(begin)

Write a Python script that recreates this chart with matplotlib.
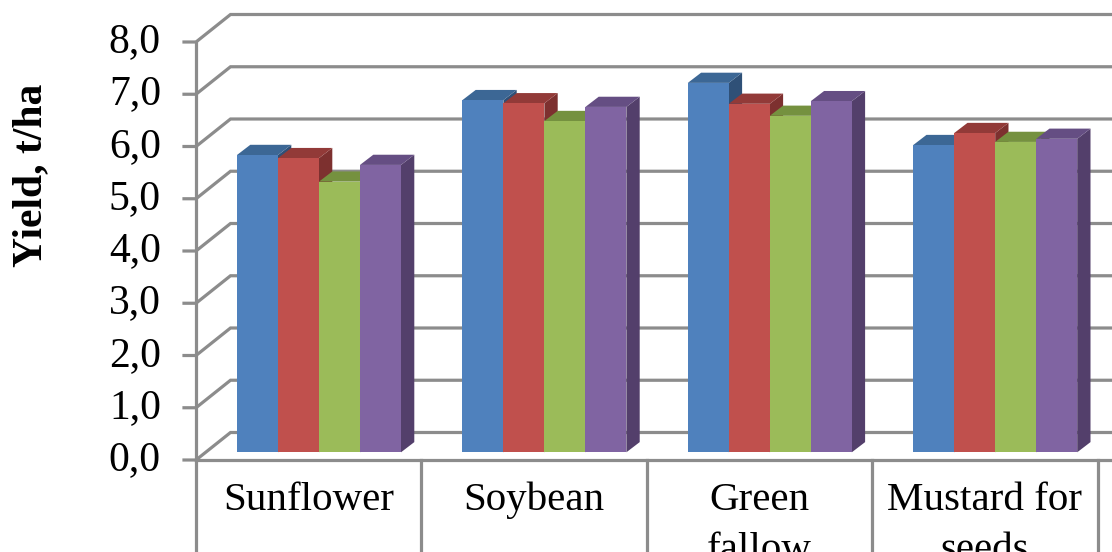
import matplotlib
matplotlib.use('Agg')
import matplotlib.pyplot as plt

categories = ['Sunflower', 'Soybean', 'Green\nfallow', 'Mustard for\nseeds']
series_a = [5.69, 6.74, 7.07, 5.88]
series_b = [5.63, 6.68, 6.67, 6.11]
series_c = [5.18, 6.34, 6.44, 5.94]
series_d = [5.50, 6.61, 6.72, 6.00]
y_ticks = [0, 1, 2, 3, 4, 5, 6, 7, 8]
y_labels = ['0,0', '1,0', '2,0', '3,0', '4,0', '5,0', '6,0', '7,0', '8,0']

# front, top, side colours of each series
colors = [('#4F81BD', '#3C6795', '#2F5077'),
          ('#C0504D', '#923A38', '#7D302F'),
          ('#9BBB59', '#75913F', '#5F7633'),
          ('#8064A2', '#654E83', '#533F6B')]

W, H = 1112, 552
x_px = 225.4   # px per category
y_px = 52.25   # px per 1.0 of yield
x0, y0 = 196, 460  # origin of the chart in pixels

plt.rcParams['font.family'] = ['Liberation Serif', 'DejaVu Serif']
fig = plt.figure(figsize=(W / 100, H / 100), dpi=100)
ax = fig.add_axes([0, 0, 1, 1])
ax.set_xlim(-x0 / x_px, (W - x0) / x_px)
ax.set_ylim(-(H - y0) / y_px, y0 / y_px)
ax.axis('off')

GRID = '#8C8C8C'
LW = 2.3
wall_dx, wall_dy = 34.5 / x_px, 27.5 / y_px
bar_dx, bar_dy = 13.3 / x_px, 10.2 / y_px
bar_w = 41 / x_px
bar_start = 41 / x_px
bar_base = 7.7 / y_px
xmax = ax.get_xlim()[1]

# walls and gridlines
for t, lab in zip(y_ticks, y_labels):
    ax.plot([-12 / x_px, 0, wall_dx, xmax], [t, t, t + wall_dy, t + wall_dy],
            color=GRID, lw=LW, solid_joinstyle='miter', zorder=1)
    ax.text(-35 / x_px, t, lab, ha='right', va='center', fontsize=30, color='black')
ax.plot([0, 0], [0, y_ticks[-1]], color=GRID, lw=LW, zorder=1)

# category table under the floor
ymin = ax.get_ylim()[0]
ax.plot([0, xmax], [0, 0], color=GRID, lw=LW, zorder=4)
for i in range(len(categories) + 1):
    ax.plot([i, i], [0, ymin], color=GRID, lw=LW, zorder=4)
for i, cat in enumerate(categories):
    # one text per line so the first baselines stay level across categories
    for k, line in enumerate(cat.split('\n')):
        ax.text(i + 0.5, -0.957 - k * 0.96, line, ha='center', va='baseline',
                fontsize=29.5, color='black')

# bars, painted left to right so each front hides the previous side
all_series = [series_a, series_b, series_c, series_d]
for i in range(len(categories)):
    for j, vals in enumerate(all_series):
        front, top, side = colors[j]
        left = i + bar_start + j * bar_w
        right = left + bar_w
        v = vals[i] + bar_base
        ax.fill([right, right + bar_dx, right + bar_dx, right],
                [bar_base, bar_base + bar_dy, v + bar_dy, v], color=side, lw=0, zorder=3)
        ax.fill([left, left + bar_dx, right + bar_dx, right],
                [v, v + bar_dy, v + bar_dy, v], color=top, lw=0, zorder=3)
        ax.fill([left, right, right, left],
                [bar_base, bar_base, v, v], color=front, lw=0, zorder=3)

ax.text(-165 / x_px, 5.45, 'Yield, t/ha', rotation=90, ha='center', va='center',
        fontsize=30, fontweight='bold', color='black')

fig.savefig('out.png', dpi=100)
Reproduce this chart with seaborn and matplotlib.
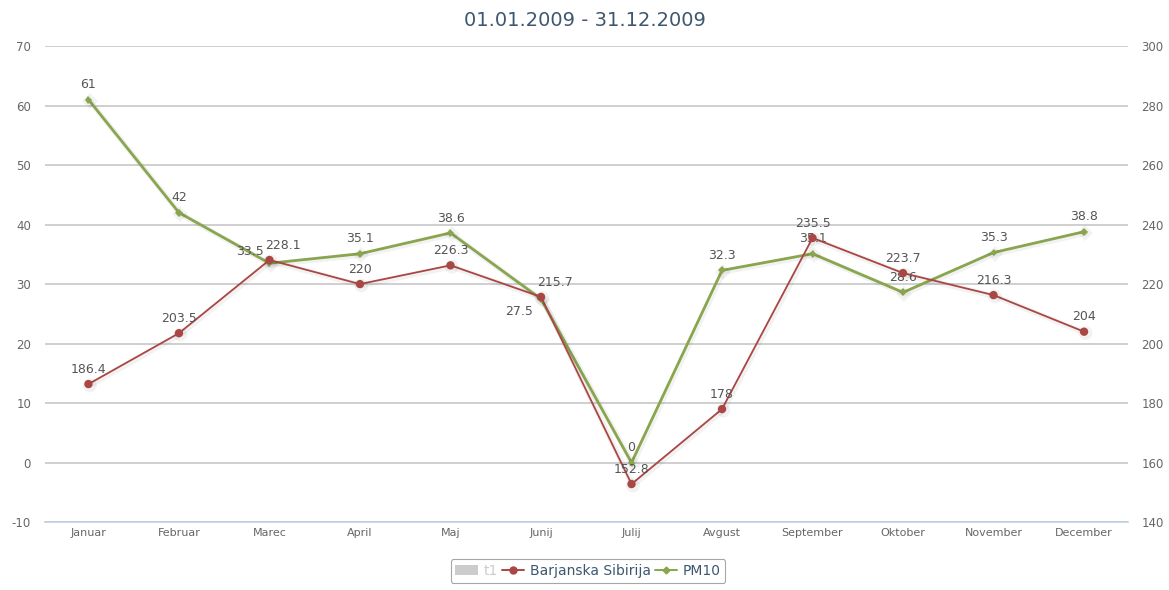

(end)

- [EXERCISE DIRECTIONS]: Your job is to transcribe the entries above exactly; skip the pictures.

- [OUTPUT FOR THIS TASK]:
Write a Python script that recreates this chart with matplotlib.
import matplotlib
matplotlib.use('Agg')
import matplotlib.pyplot as plt

categories = ['Sunflower', 'Soybean', 'Green\nfallow', 'Mustard for\nseeds']
series_a = [5.69, 6.74, 7.07, 5.88]
series_b = [5.63, 6.68, 6.67, 6.11]
series_c = [5.18, 6.34, 6.44, 5.94]
series_d = [5.50, 6.61, 6.72, 6.00]
y_ticks = [0, 1, 2, 3, 4, 5, 6, 7, 8]
y_labels = ['0,0', '1,0', '2,0', '3,0', '4,0', '5,0', '6,0', '7,0', '8,0']

# front, top, side colours of each series
colors = [('#4F81BD', '#3C6795', '#2F5077'),
          ('#C0504D', '#923A38', '#7D302F'),
          ('#9BBB59', '#75913F', '#5F7633'),
          ('#8064A2', '#654E83', '#533F6B')]

W, H = 1112, 552
x_px = 225.4   # px per category
y_px = 52.25   # px per 1.0 of yield
x0, y0 = 196, 460  # origin of the chart in pixels

plt.rcParams['font.family'] = ['Liberation Serif', 'DejaVu Serif']
fig = plt.figure(figsize=(W / 100, H / 100), dpi=100)
ax = fig.add_axes([0, 0, 1, 1])
ax.set_xlim(-x0 / x_px, (W - x0) / x_px)
ax.set_ylim(-(H - y0) / y_px, y0 / y_px)
ax.axis('off')

GRID = '#8C8C8C'
LW = 2.3
wall_dx, wall_dy = 34.5 / x_px, 27.5 / y_px
bar_dx, bar_dy = 13.3 / x_px, 10.2 / y_px
bar_w = 41 / x_px
bar_start = 41 / x_px
bar_base = 7.7 / y_px
xmax = ax.get_xlim()[1]

# walls and gridlines
for t, lab in zip(y_ticks, y_labels):
    ax.plot([-12 / x_px, 0, wall_dx, xmax], [t, t, t + wall_dy, t + wall_dy],
            color=GRID, lw=LW, solid_joinstyle='miter', zorder=1)
    ax.text(-35 / x_px, t, lab, ha='right', va='center', fontsize=30, color='black')
ax.plot([0, 0], [0, y_ticks[-1]], color=GRID, lw=LW, zorder=1)

# category table under the floor
ymin = ax.get_ylim()[0]
ax.plot([0, xmax], [0, 0], color=GRID, lw=LW, zorder=4)
for i in range(len(categories) + 1):
    ax.plot([i, i], [0, ymin], color=GRID, lw=LW, zorder=4)
for i, cat in enumerate(categories):
    # one text per line so the first baselines stay level across categories
    for k, line in enumerate(cat.split('\n')):
        ax.text(i + 0.5, -0.957 - k * 0.96, line, ha='center', va='baseline',
                fontsize=29.5, color='black')

# bars, painted left to right so each front hides the previous side
all_series = [series_a, series_b, series_c, series_d]
for i in range(len(categories)):
    for j, vals in enumerate(all_series):
        front, top, side = colors[j]
        left = i + bar_start + j * bar_w
        right = left + bar_w
        v = vals[i] + bar_base
        ax.fill([right, right + bar_dx, right + bar_dx, right],
                [bar_base, bar_base + bar_dy, v + bar_dy, v], color=side, lw=0, zorder=3)
        ax.fill([left, left + bar_dx, right + bar_dx, right],
                [v, v + bar_dy, v + bar_dy, v], color=top, lw=0, zorder=3)
        ax.fill([left, right, right, left],
                [bar_base, bar_base, v, v], color=front, lw=0, zorder=3)

ax.text(-165 / x_px, 5.45, 'Yield, t/ha', rotation=90, ha='center', va='center',
        fontsize=30, fontweight='bold', color='black')

fig.savefig('out.png', dpi=100)
Reproduce this chart with seaborn and matplotlib.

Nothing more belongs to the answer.